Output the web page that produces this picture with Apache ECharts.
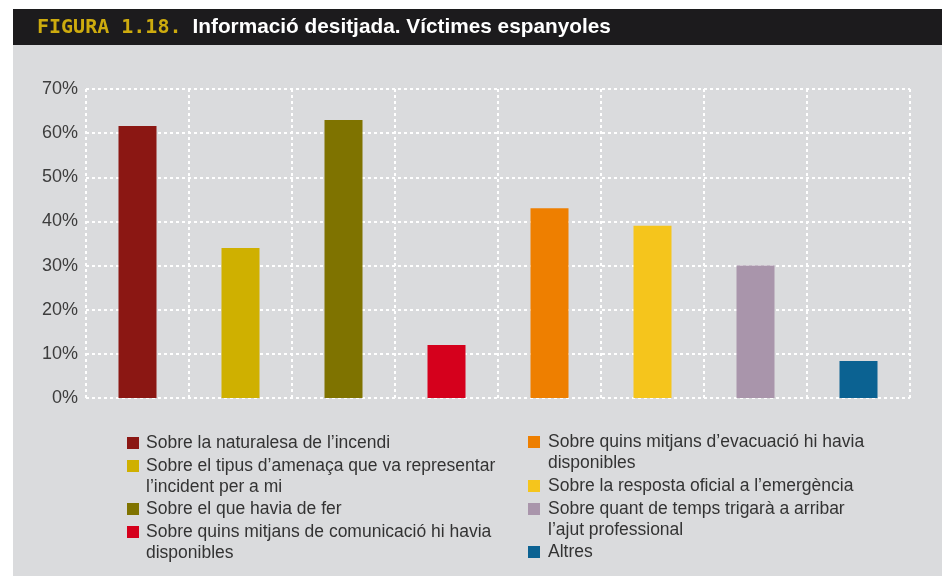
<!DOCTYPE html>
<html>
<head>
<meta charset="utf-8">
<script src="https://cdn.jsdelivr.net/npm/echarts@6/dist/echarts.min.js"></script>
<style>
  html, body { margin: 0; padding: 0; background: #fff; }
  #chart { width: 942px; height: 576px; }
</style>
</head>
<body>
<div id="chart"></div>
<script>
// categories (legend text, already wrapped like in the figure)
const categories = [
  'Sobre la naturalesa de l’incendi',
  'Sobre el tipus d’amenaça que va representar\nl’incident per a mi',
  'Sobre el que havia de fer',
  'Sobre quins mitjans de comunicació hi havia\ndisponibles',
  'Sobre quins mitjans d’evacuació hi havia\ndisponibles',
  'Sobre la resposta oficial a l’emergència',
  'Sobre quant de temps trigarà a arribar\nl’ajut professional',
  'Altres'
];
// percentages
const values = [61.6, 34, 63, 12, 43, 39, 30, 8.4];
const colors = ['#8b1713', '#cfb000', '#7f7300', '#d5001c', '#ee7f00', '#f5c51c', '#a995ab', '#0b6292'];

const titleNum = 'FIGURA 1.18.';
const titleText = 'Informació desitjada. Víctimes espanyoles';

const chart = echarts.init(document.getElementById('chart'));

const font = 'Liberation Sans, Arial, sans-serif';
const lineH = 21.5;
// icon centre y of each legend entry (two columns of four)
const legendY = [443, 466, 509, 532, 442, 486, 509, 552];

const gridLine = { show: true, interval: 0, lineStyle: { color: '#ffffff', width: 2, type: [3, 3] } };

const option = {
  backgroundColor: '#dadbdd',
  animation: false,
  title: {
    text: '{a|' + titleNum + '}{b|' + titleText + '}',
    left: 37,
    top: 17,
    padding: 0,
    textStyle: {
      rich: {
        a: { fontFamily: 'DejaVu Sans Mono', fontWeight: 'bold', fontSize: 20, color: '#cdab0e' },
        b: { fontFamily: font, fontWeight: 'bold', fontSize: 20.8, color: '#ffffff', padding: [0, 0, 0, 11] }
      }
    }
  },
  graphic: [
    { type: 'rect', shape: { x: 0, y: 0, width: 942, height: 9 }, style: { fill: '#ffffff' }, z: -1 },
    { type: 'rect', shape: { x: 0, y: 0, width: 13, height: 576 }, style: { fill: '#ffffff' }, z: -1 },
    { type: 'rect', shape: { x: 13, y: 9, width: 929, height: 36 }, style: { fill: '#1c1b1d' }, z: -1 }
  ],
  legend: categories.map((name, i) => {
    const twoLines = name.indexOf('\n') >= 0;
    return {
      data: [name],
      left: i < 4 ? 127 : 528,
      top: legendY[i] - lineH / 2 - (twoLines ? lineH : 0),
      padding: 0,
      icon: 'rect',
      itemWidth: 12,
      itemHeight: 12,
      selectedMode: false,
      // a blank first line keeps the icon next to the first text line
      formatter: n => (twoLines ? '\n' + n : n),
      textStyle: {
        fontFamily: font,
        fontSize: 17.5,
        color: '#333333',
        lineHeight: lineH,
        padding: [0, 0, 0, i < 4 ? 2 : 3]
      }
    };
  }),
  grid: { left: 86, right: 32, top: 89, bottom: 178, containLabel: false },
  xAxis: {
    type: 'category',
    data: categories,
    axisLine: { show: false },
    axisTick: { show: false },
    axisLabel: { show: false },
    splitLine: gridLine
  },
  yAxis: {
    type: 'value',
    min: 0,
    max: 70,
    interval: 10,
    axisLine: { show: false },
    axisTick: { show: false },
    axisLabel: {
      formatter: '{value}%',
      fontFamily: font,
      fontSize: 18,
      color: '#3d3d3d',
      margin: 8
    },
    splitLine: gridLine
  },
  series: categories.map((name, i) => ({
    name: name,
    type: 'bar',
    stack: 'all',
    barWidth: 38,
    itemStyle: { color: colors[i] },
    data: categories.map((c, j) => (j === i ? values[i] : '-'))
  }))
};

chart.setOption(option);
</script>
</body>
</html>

----------------------------------------

== GOAL OF THE EXERCISE ==
Omit the pictures and give the material again, exactly and in full.

== THE RESULT ==
Output the web page that produces this picture with Apache ECharts.
<!DOCTYPE html>
<html>
<head>
<meta charset="utf-8">
<script src="https://cdn.jsdelivr.net/npm/echarts@6/dist/echarts.min.js"></script>
<style>
  html, body { margin: 0; padding: 0; background: #fff; }
  #chart { width: 942px; height: 576px; }
</style>
</head>
<body>
<div id="chart"></div>
<script>
// categories (legend text, already wrapped like in the figure)
const categories = [
  'Sobre la naturalesa de l’incendi',
  'Sobre el tipus d’amenaça que va representar\nl’incident per a mi',
  'Sobre el que havia de fer',
  'Sobre quins mitjans de comunicació hi havia\ndisponibles',
  'Sobre quins mitjans d’evacuació hi havia\ndisponibles',
  'Sobre la resposta oficial a l’emergència',
  'Sobre quant de temps trigarà a arribar\nl’ajut professional',
  'Altres'
];
// percentages
const values = [61.6, 34, 63, 12, 43, 39, 30, 8.4];
const colors = ['#8b1713', '#cfb000', '#7f7300', '#d5001c', '#ee7f00', '#f5c51c', '#a995ab', '#0b6292'];

const titleNum = 'FIGURA 1.18.';
const titleText = 'Informació desitjada. Víctimes espanyoles';

const chart = echarts.init(document.getElementById('chart'));

const font = 'Liberation Sans, Arial, sans-serif';
const lineH = 21.5;
// icon centre y of each legend entry (two columns of four)
const legendY = [443, 466, 509, 532, 442, 486, 509, 552];

const gridLine = { show: true, interval: 0, lineStyle: { color: '#ffffff', width: 2, type: [3, 3] } };

const option = {
  backgroundColor: '#dadbdd',
  animation: false,
  title: {
    text: '{a|' + titleNum + '}{b|' + titleText + '}',
    left: 37,
    top: 17,
    padding: 0,
    textStyle: {
      rich: {
        a: { fontFamily: 'DejaVu Sans Mono', fontWeight: 'bold', fontSize: 20, color: '#cdab0e' },
        b: { fontFamily: font, fontWeight: 'bold', fontSize: 20.8, color: '#ffffff', padding: [0, 0, 0, 11] }
      }
    }
  },
  graphic: [
    { type: 'rect', shape: { x: 0, y: 0, width: 942, height: 9 }, style: { fill: '#ffffff' }, z: -1 },
    { type: 'rect', shape: { x: 0, y: 0, width: 13, height: 576 }, style: { fill: '#ffffff' }, z: -1 },
    { type: 'rect', shape: { x: 13, y: 9, width: 929, height: 36 }, style: { fill: '#1c1b1d' }, z: -1 }
  ],
  legend: categories.map((name, i) => {
    const twoLines = name.indexOf('\n') >= 0;
    return {
      data: [name],
      left: i < 4 ? 127 : 528,
      top: legendY[i] - lineH / 2 - (twoLines ? lineH : 0),
      padding: 0,
      icon: 'rect',
      itemWidth: 12,
      itemHeight: 12,
      selectedMode: false,
      // a blank first line keeps the icon next to the first text line
      formatter: n => (twoLines ? '\n' + n : n),
      textStyle: {
        fontFamily: font,
        fontSize: 17.5,
        color: '#333333',
        lineHeight: lineH,
        padding: [0, 0, 0, i < 4 ? 2 : 3]
      }
    };
  }),
  grid: { left: 86, right: 32, top: 89, bottom: 178, containLabel: false },
  xAxis: {
    type: 'category',
    data: categories,
    axisLine: { show: false },
    axisTick: { show: false },
    axisLabel: { show: false },
    splitLine: gridLine
  },
  yAxis: {
    type: 'value',
    min: 0,
    max: 70,
    interval: 10,
    axisLine: { show: false },
    axisTick: { show: false },
    axisLabel: {
      formatter: '{value}%',
      fontFamily: font,
      fontSize: 18,
      color: '#3d3d3d',
      margin: 8
    },
    splitLine: gridLine
  },
  series: categories.map((name, i) => ({
    name: name,
    type: 'bar',
    stack: 'all',
    barWidth: 38,
    itemStyle: { color: colors[i] },
    data: categories.map((c, j) => (j === i ? values[i] : '-'))
  }))
};

chart.setOption(option);
</script>
</body>
</html>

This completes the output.